_Stated problem_
Print the records below exactly, starting at the first line and stopping after the line that contains "import matplotlib.pyplot as plt". Leave out any pictures.

[Entries with chart source code]
_____

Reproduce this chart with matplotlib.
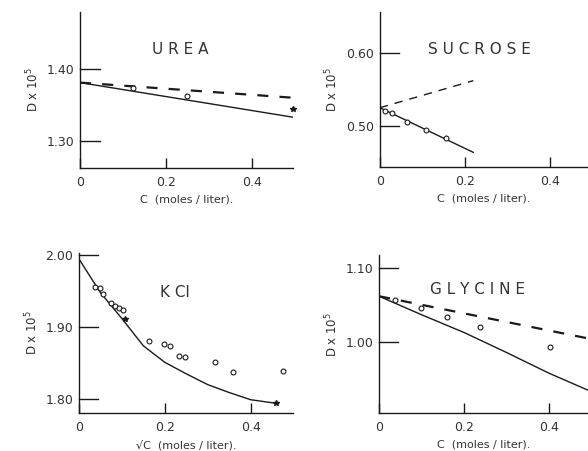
import matplotlib.pyplot as plt

# Urea
urea_line_x = [0.0, 0.495]
urea_solid_y = [1.381, 1.333]
urea_dash_y = [1.381, 1.360]
urea_pts_x = [0.123, 0.249]
urea_pts_y = [1.374, 1.363]
urea_star_x = [0.495]
urea_star_y = [1.345]

# Sucrose
suc_line_x = [0.0, 0.22]
suc_solid_y = [0.525, 0.464]
suc_dash_y = [0.525, 0.562]
suc_pts_x = [0.012, 0.028, 0.063, 0.108, 0.155]
suc_pts_y = [0.520, 0.518, 0.5055, 0.4945, 0.4836]

# KCl
kcl_curve_x = [0.0, 0.05, 0.1, 0.15, 0.2, 0.25, 0.3, 0.35, 0.4, 0.46]
kcl_curve_y = [1.995, 1.948, 1.912, 1.874, 1.851, 1.835, 1.820, 1.809, 1.799, 1.794]
kcl_pts_x = [0.037, 0.049, 0.057, 0.076, 0.084, 0.093, 0.102, 0.163, 0.198,
             0.212, 0.233, 0.247, 0.316, 0.359, 0.474]
kcl_pts_y = [1.956, 1.954, 1.946, 1.933, 1.929, 1.927, 1.924, 1.880, 1.877,
             1.873, 1.860, 1.858, 1.852, 1.838, 1.839]
kcl_star_x = [0.108, 0.458]
kcl_star_y = [1.911, 1.794]

# Glycine
gly_solid_x = [0.0, 0.1, 0.2, 0.3, 0.4, 0.492]
gly_solid_y = [1.062, 1.037, 1.013, 0.986, 0.958, 0.935]
gly_dash_x = [0.0, 0.492]
gly_dash_y = [1.062, 1.005]
gly_pts_x = [0.037, 0.100, 0.160, 0.238, 0.402]
gly_pts_y = [1.057, 1.0455, 1.034, 1.020, 0.993]

x_ticks = [0, 0.2, 0.4]
x_tick_labels = ['0', '0.2', '0.4']

plt.rcParams['font.family'] = 'DejaVu Sans'
fig = plt.figure(figsize=(5.88, 4.51), dpi=100)

ink = '#1a1a1a'


def setup(ax, xlim, ylim, yticks, ylabels, xlabel, title, title_xy):
    ax.set_xlim(*xlim)
    ax.set_ylim(*ylim)
    for s in ['top', 'right']:
        ax.spines[s].set_visible(False)
    for s in ['left', 'bottom']:
        ax.spines[s].set_linewidth(1.0)
        ax.spines[s].set_color(ink)
    ax.set_xticks(x_ticks)
    ax.set_xticklabels(x_tick_labels)
    ax.set_yticks(yticks)
    ax.set_yticklabels(ylabels)
    ax.tick_params(direction='in', length=7, width=1.0, colors=ink,
                   labelsize=9, labelcolor='#333333', pad=6)
    ax.tick_params(axis='y', direction='out', length=0, pad=4)
    # inward-right y ticks drawn as short lines
    for v in yticks:
        ax.plot([0, 0.045 * (xlim[1] - xlim[0]) / 0.49], [v, v], color=ink,
                lw=1.0, clip_on=False)
    ax.set_xlabel(xlabel, fontsize=8, color='#333333', labelpad=4)
    ax.set_ylabel('D x 10$^5$', fontsize=8.5, color='#333333', labelpad=4)
    ax.text(title_xy[0], title_xy[1], title, transform=ax.transAxes,
            fontsize=11, color='#333333', ha='center', va='center')
    ax.patch.set_alpha(0)


ax1 = fig.add_axes([0.136, 0.6275, 0.362, 0.346])
ax1.plot(urea_line_x, urea_solid_y, color=ink, lw=1.0)
ax1.plot(urea_line_x, urea_dash_y, color=ink, lw=1.6, dashes=(5, 5))
ax1.plot(urea_pts_x, urea_pts_y, 'o', mfc='white', mec=ink, ms=3.5, mew=0.8)
ax1.plot(urea_star_x, urea_star_y, '*', color=ink, ms=4, clip_on=False)
setup(ax1, (0, 0.495), (1.2625, 1.479), [1.30, 1.40], ['1.30', '1.40'],
      'C  (moles / liter).', 'U R E A', (0.47, 0.76))

ax2 = fig.add_axes([0.646, 0.6297, 0.354, 0.344])
ax2.plot(suc_line_x, suc_solid_y, color=ink, lw=1.0)
ax2.plot(suc_line_x, suc_dash_y, color=ink, lw=1.0, dashes=(6, 5))
ax2.plot(suc_pts_x, suc_pts_y, 'o', mfc='white', mec=ink, ms=3.5, mew=0.8)
setup(ax2, (0, 0.49), (0.444, 0.656), [0.50, 0.60], ['0.50', '0.60'],
      'C  (moles / liter).', 'S U C R O S E', (0.48, 0.76))

ax3 = fig.add_axes([0.134, 0.0843, 0.364, 0.355])
ax3.plot(kcl_curve_x, kcl_curve_y, color=ink, lw=1.0)
ax3.plot(kcl_pts_x, kcl_pts_y, 'o', mfc='white', mec=ink, ms=3.5, mew=0.8)
ax3.plot(kcl_star_x, kcl_star_y, '*', color=ink, ms=4)
setup(ax3, (0, 0.498), (1.7806, 2.003), [1.80, 1.90, 2.00],
      ['1.80', '1.90', '2.00'], '\u221aC  (moles / liter).', 'K Cl',
      (0.45, 0.75))

ax4 = fig.add_axes([0.6446, 0.0843, 0.355, 0.350])
ax4.plot(gly_solid_x, gly_solid_y, color=ink, lw=1.0)
ax4.plot(gly_dash_x, gly_dash_y, color=ink, lw=1.6, dashes=(5, 5))
ax4.plot(gly_pts_x, gly_pts_y, 'o', mfc='white', mec=ink, ms=3.5, mew=0.8)
setup(ax4, (0, 0.492), (0.904, 1.1176), [1.00, 1.10], ['1.00', '1.10'],
      'C  (moles / liter).', 'G L Y C I N E', (0.47, 0.78))

fig.savefig('out.png', dpi=100)
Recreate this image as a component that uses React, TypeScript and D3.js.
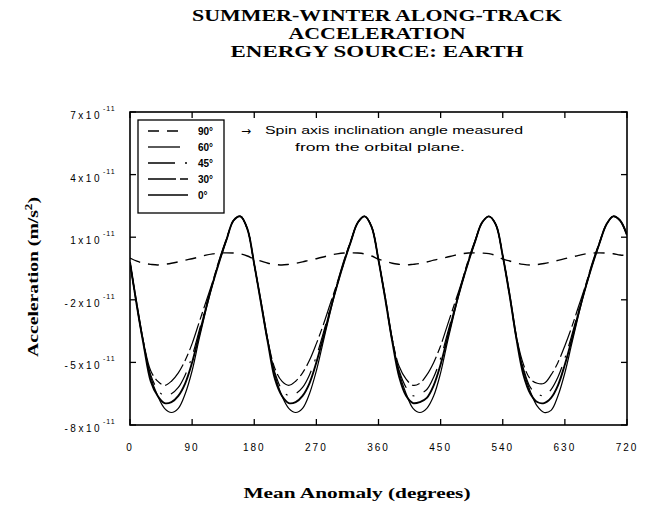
import { useMemo } from 'react';
import * as d3 from 'd3';

// Mean anomaly (deg), 0..720 in 10 deg steps
const anomaly = d3.range(0, 721, 10);

// Acceleration in units of 1e-11 m/s^2
const acc90 = [
  0.0, -0.15, -0.25, -0.3, -0.33, -0.3, -0.25, -0.18, -0.1, -0.03, 0.05, 0.14, 0.2, 0.24, 0.25, 0.24, 0.2, 0.1,
  -0.05, -0.15, -0.25, -0.3, -0.33, -0.3, -0.25, -0.18, -0.1, -0.03, 0.05, 0.14, 0.2, 0.24, 0.25, 0.24, 0.2, 0.1,
  -0.05, -0.15, -0.25, -0.3, -0.33, -0.3, -0.26, -0.19, -0.1, -0.03, 0.05, 0.13, 0.2, 0.24, 0.25, 0.24, 0.21, 0.12,
  -0.05, -0.14, -0.24, -0.3, -0.33, -0.31, -0.26, -0.19, -0.11, -0.03, 0.05, 0.13, 0.2, 0.24, 0.25, 0.24, 0.21, 0.15,
  0.12,
];
const acc60 = [
  -0.2, -2.2, -4.1, -5.7, -6.6, -7.2, -7.4, -7.2, -6.5, -5.4, -3.9, -2.5, -1.2, -0.1, 0.9, 1.8, 2.0, 1.4,
  -0.3, -2.1, -4.0, -5.6, -6.6, -7.2, -7.4, -7.2, -6.5, -5.4, -4.0, -2.6, -1.3, -0.2, 0.8, 1.7, 2.0, 1.5,
  -0.1, -1.9, -3.9, -5.5, -6.5, -7.2, -7.4, -7.2, -6.6, -5.5, -4.0, -2.6, -1.3, -0.2, 0.8, 1.7, 2.0, 1.6,
  0.1, -1.7, -3.8, -5.4, -6.4, -7.1, -7.4, -7.3, -6.6, -5.5, -4.1, -2.7, -1.4, -0.3, 0.7, 1.6, 2.0, 1.8,
  1.1,
];
const acc45 = [
  -0.2, -2.3, -4.2, -5.6, -6.3, -6.6, -6.5, -6.2, -5.6, -4.7, -3.5, -2.3, -1.2, -0.1, 0.9, 1.8, 2.0, 1.4,
  -0.3, -2.2, -4.1, -5.5, -6.3, -6.6, -6.5, -6.2, -5.6, -4.7, -3.6, -2.4, -1.3, -0.2, 0.8, 1.7, 2.0, 1.5,
  -0.1, -2.0, -4.0, -5.4, -6.2, -6.6, -6.5, -6.3, -5.7, -4.8, -3.6, -2.4, -1.3, -0.2, 0.8, 1.7, 2.0, 1.6,
  0.1, -1.8, -3.9, -5.3, -6.2, -6.5, -6.6, -6.3, -5.7, -4.8, -3.7, -2.5, -1.4, -0.3, 0.7, 1.6, 2.0, 1.8,
  1.1,
];
const acc30 = [
  -0.2, -2.3, -4.1, -5.4, -5.9, -6.1, -5.9, -5.5, -4.9, -4.1, -3.1, -2.1, -1.1, 0.0, 0.95, 1.8, 2.0, 1.4,
  -0.3, -2.2, -4.0, -5.3, -5.9, -6.1, -5.9, -5.5, -4.9, -4.1, -3.2, -2.2, -1.2, -0.1, 0.85, 1.7, 2.0, 1.5,
  -0.1, -2.0, -3.9, -5.2, -5.8, -6.1, -6.0, -5.6, -5.0, -4.2, -3.2, -2.2, -1.2, -0.1, 0.85, 1.7, 2.0, 1.6,
  0.1, -1.8, -3.8, -5.1, -5.8, -6.0, -6.0, -5.6, -5.0, -4.2, -3.3, -2.3, -1.3, -0.2, 0.75, 1.6, 2.0, 1.8,
  1.1,
];
const acc0 = [
  -0.2, -2.3, -4.2, -5.9, -6.6, -6.95, -6.9, -6.6, -6.0, -5.0, -3.7, -2.4, -1.2, -0.1, 0.9, 1.8, 2.0, 1.4,
  -0.3, -2.2, -4.1, -5.8, -6.6, -6.95, -6.9, -6.6, -6.0, -5.0, -3.8, -2.5, -1.3, -0.2, 0.8, 1.7, 2.0, 1.5,
  -0.1, -2.0, -4.0, -5.7, -6.6, -6.95, -6.9, -6.7, -6.1, -5.1, -3.8, -2.5, -1.3, -0.2, 0.8, 1.7, 2.0, 1.6,
  0.1, -1.8, -3.9, -5.6, -6.5, -6.9, -6.95, -6.7, -6.1, -5.1, -3.9, -2.6, -1.4, -0.3, 0.7, 1.6, 2.0, 1.8,
  1.1,
];

const seriesNames = ['90°', '60°', '45°', '30°', '0°'];
const seriesValues = [acc90, acc60, acc45, acc30, acc0];
const seriesDash = ['11,8', null, '27,10,2,10', '28,4,8,4', null];
const seriesWidth = [1.4, 1.2, 1.2, 1.2, 1.9];
const legendLen = [32, 32, 40, 40, 40];

const xTicks = [0, 90, 180, 270, 360, 450, 540, 630, 720];
const yTicks = [7, 4, 1, -2, -5, -8];

const titleLines = ['SUMMER-WINTER ALONG-TRACK', 'ACCELERATION', 'ENERGY SOURCE: EARTH'];
const titleWidths = [370, 177, 293];

export default function App() {
  const width = 650;
  const height = 506;
  const margin = { top: 112, right: 23, bottom: 81, left: 130 };
  const innerW = width - margin.left - margin.right;
  const innerH = height - margin.top - margin.bottom;

  const x = useMemo(() => d3.scaleLinear().domain([0, 720]).range([0, innerW]), [innerW]);
  const y = useMemo(() => d3.scaleLinear().domain([-8, 7]).range([innerH, 0]), [innerH]);

  const line = d3.line<number>()
    .x((_, i) => x(anomaly[i]))
    .y(d => y(d))
    .curve(d3.curveCatmullRom.alpha(0.5));

  const tickFont = '"Liberation Sans", Arial, sans-serif';
  const serif = '"Liberation Serif", "Times New Roman", serif';

  return (
    <svg width={width} height={height} style={{ position: 'absolute', left: 0, top: 0, background: '#fff' }}>
      {/* title */}
      {titleLines.map((t, i) => (
        <text key={t} x={377} y={21 + i * 18} textAnchor="middle" fontFamily={serif}
          fontWeight="bold" fontSize={17} textLength={titleWidths[i]}
          lengthAdjust="spacingAndGlyphs">{t}</text>
      ))}

      <g transform={`translate(${margin.left},${margin.top})`}>
        <defs>
          <clipPath id="plotclip">
            <rect x={0} y={0} width={innerW} height={innerH} />
          </clipPath>
        </defs>

        {/* curves */}
        <g clipPath="url(#plotclip)">
          {seriesValues.map((vals, i) => (
            <path key={seriesNames[i]} d={line(vals) || ''} fill="none" stroke="#000"
              strokeWidth={seriesWidth[i]} strokeDasharray={seriesDash[i] || undefined} />
          ))}
        </g>

        {/* frame */}
        <rect x={0} y={0} width={innerW} height={innerH} fill="none" stroke="#000" strokeWidth={1.6} />

        {/* x ticks, inside on bottom and top */}
        {xTicks.map(t => (
          <g key={'x' + t}>
            <line x1={x(t)} x2={x(t)} y1={innerH} y2={innerH - 6} stroke="#000" strokeWidth={1.3} />
            <line x1={x(t)} x2={x(t)} y1={0} y2={6} stroke="#000" strokeWidth={1.3} />
            <text x={x(t)} y={innerH + 26} textAnchor="middle" fontFamily={tickFont} fontSize={10}
              letterSpacing={2}>{t}</text>
          </g>
        ))}

        {/* y ticks, inside on left and right */}
        {yTicks.map(t => (
          <g key={'y' + t}>
            <line x1={0} x2={6} y1={y(t)} y2={y(t)} stroke="#000" strokeWidth={1.3} />
            <line x1={innerW} x2={innerW - 6} y1={y(t)} y2={y(t)} stroke="#000" strokeWidth={1.3} />
            <text x={-28} y={y(t) + 7} textAnchor="end" fontFamily={tickFont} fontSize={10}
              letterSpacing={2.5}>{`${t}x10`}</text>
            <text x={-27} y={y(t) - 1} fontFamily={tickFont} fontSize={7} letterSpacing={1}>-11</text>
          </g>
        ))}

        {/* legend */}
        <rect x={8} y={8} width={86} height={93} fill="#fff" stroke="#000" strokeWidth={1.3} />
        {seriesNames.map((n, i) => (
          <g key={'lg' + n} transform={`translate(18,${19 + i * 16})`}>
            <line x1={0} x2={legendLen[i]} y1={0} y2={0} stroke="#000" strokeWidth={1.3}
              strokeDasharray={seriesDash[i] || undefined} />
            <text x={50} y={3.5} fontFamily={tickFont} fontSize={10} fontWeight="bold">{n}</text>
          </g>
        ))}

        {/* annotation */}
        <text x={111} y={23} fontFamily='"DejaVu Sans", sans-serif' fontSize={12}>→</text>
        <text x={135} y={22} fontFamily={tickFont} fontSize={10} textLength={258}
          lengthAdjust="spacingAndGlyphs">Spin axis inclination angle measured</text>
        <text x={165} y={39} fontFamily={tickFont} fontSize={10} textLength={170}
          lengthAdjust="spacingAndGlyphs">from the orbital plane.</text>
      </g>

      {/* axis titles */}
      <text x={357} y={498} textAnchor="middle" fontFamily={serif} fontWeight="bold" fontSize={15}
        textLength={227} lengthAdjust="spacingAndGlyphs">
        Mean Anomaly  (degrees)
      </text>
      <text transform="translate(38,277) rotate(-90)" textAnchor="middle" fontFamily={serif}
        fontWeight="bold" fontSize={15} textLength={160} lengthAdjust="spacingAndGlyphs">
        Acceleration (m/s<tspan dy={-6} fontSize={10}>2</tspan><tspan dy={6}>)</tspan>
      </text>
    </svg>
  );
}
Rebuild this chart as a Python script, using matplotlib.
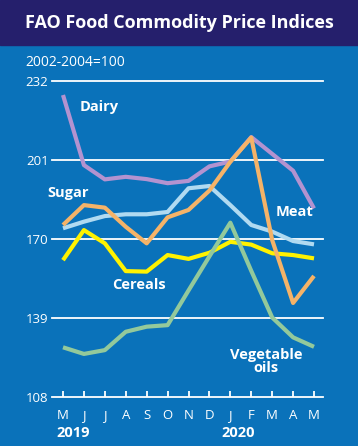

_____

_Exercise answer_
Reproduce this chart with matplotlib.
import matplotlib.pyplot as plt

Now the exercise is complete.